**THE PROBLEM**
Set down the material below word for word, excluding the pictures.

**SUPPLIED INFORMATION**
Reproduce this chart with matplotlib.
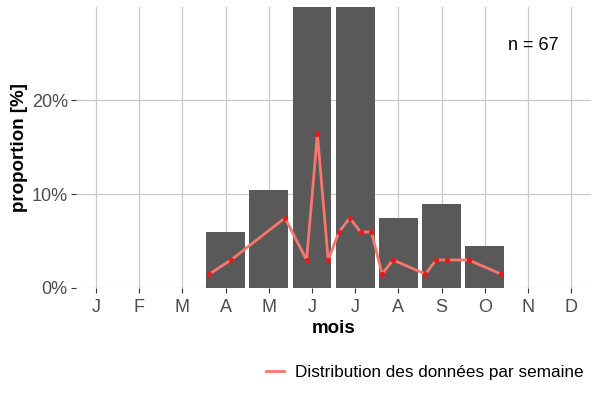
import matplotlib
matplotlib.use("Agg")
import matplotlib.pyplot as plt
from matplotlib.ticker import FuncFormatter
from matplotlib.transforms import IdentityTransform

plt.rcParams['font.family'] = ['Liberation Sans', 'DejaVu Sans']

months = ["J", "F", "M", "A", "M", "J", "J", "A", "S", "O", "N", "D"]
month_pos = [1, 2, 3, 4, 5, 6, 7, 8, 9, 10, 11, 12]
n_total = 67
month_counts = [0, 0, 0, 4, 7, 21, 21, 5, 6, 3, 0, 0]
month_prop = [c / n_total * 100 for c in month_counts]

week_pos = [3.625, 4.125, 5.375, 5.875, 6.125, 6.375, 6.625, 6.875, 7.125,
            7.375, 7.625, 7.875, 8.625, 8.875, 9.125, 9.625, 10.375]
week_counts = [1, 2, 5, 2, 11, 2, 4, 5, 4, 4, 1, 2, 1, 2, 2, 2, 1]
week_prop = [c / n_total * 100 for c in week_counts]

fig = plt.figure(figsize=(6, 4), dpi=100)
ax = fig.add_axes([75.5 / 600, 1 - 288 / 400, (591 - 75.5) / 600, (288 - 6.5) / 400])

ax.bar(month_pos, month_prop, width=0.9, color="#595959", zorder=2)
ax.plot(week_pos, week_prop, color="#F8766D", lw=2, zorder=3,
        label="Distribution des données par semaine")
ax.scatter(week_pos, week_prop, color="#E3191C", s=14, zorder=4, linewidths=0)

ax.set_xlim(0.525, 12.46)
ax.set_ylim(0, 30)
ax.set_xticks(month_pos)
ax.set_xticklabels(months)
ax.set_yticks([0, 10, 20])
ax.yaxis.set_major_formatter(FuncFormatter(lambda v, p: f"{int(v)}%"))

ax.grid(True, color="#C8C8C8", lw=0.9, zorder=0)
ax.set_axisbelow(True)
for s in ax.spines.values():
    s.set_visible(False)
ax.tick_params(axis="both", length=3.5, width=0.8, color="#333333",
               labelsize=13, labelcolor="#4D4D4D")
ax.tick_params(axis="x", pad=4.5)
ax.tick_params(axis="y", pad=2)

ax.set_xlabel("mois", fontsize=13.5, fontweight="bold", labelpad=3)
ax.set_ylabel("proportion [%]", fontsize=13.5, fontweight="bold", labelpad=3)

ax.text(533, 400 - 45, "n = 67", transform=IdentityTransform(), fontsize=13,
        ha="center", va="center")

leg = fig.legend(loc="center right", bbox_to_anchor=(0.999, 0.07), frameon=False,
                 fontsize=12.3, handlelength=1.1, handletextpad=0.65)

fig.savefig("out.png", dpi=100)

**OUTPUT OF THE EXERCISE**
Reproduce this chart with matplotlib.
import matplotlib
matplotlib.use("Agg")
import matplotlib.pyplot as plt
from matplotlib.ticker import FuncFormatter
from matplotlib.transforms import IdentityTransform

plt.rcParams['font.family'] = ['Liberation Sans', 'DejaVu Sans']

months = ["J", "F", "M", "A", "M", "J", "J", "A", "S", "O", "N", "D"]
month_pos = [1, 2, 3, 4, 5, 6, 7, 8, 9, 10, 11, 12]
n_total = 67
month_counts = [0, 0, 0, 4, 7, 21, 21, 5, 6, 3, 0, 0]
month_prop = [c / n_total * 100 for c in month_counts]

week_pos = [3.625, 4.125, 5.375, 5.875, 6.125, 6.375, 6.625, 6.875, 7.125,
            7.375, 7.625, 7.875, 8.625, 8.875, 9.125, 9.625, 10.375]
week_counts = [1, 2, 5, 2, 11, 2, 4, 5, 4, 4, 1, 2, 1, 2, 2, 2, 1]
week_prop = [c / n_total * 100 for c in week_counts]

fig = plt.figure(figsize=(6, 4), dpi=100)
ax = fig.add_axes([75.5 / 600, 1 - 288 / 400, (591 - 75.5) / 600, (288 - 6.5) / 400])

ax.bar(month_pos, month_prop, width=0.9, color="#595959", zorder=2)
ax.plot(week_pos, week_prop, color="#F8766D", lw=2, zorder=3,
        label="Distribution des données par semaine")
ax.scatter(week_pos, week_prop, color="#E3191C", s=14, zorder=4, linewidths=0)

ax.set_xlim(0.525, 12.46)
ax.set_ylim(0, 30)
ax.set_xticks(month_pos)
ax.set_xticklabels(months)
ax.set_yticks([0, 10, 20])
ax.yaxis.set_major_formatter(FuncFormatter(lambda v, p: f"{int(v)}%"))

ax.grid(True, color="#C8C8C8", lw=0.9, zorder=0)
ax.set_axisbelow(True)
for s in ax.spines.values():
    s.set_visible(False)
ax.tick_params(axis="both", length=3.5, width=0.8, color="#333333",
               labelsize=13, labelcolor="#4D4D4D")
ax.tick_params(axis="x", pad=4.5)
ax.tick_params(axis="y", pad=2)

ax.set_xlabel("mois", fontsize=13.5, fontweight="bold", labelpad=3)
ax.set_ylabel("proportion [%]", fontsize=13.5, fontweight="bold", labelpad=3)

ax.text(533, 400 - 45, "n = 67", transform=IdentityTransform(), fontsize=13,
        ha="center", va="center")

leg = fig.legend(loc="center right", bbox_to_anchor=(0.999, 0.07), frameon=False,
                 fontsize=12.3, handlelength=1.1, handletextpad=0.65)

fig.savefig("out.png", dpi=100)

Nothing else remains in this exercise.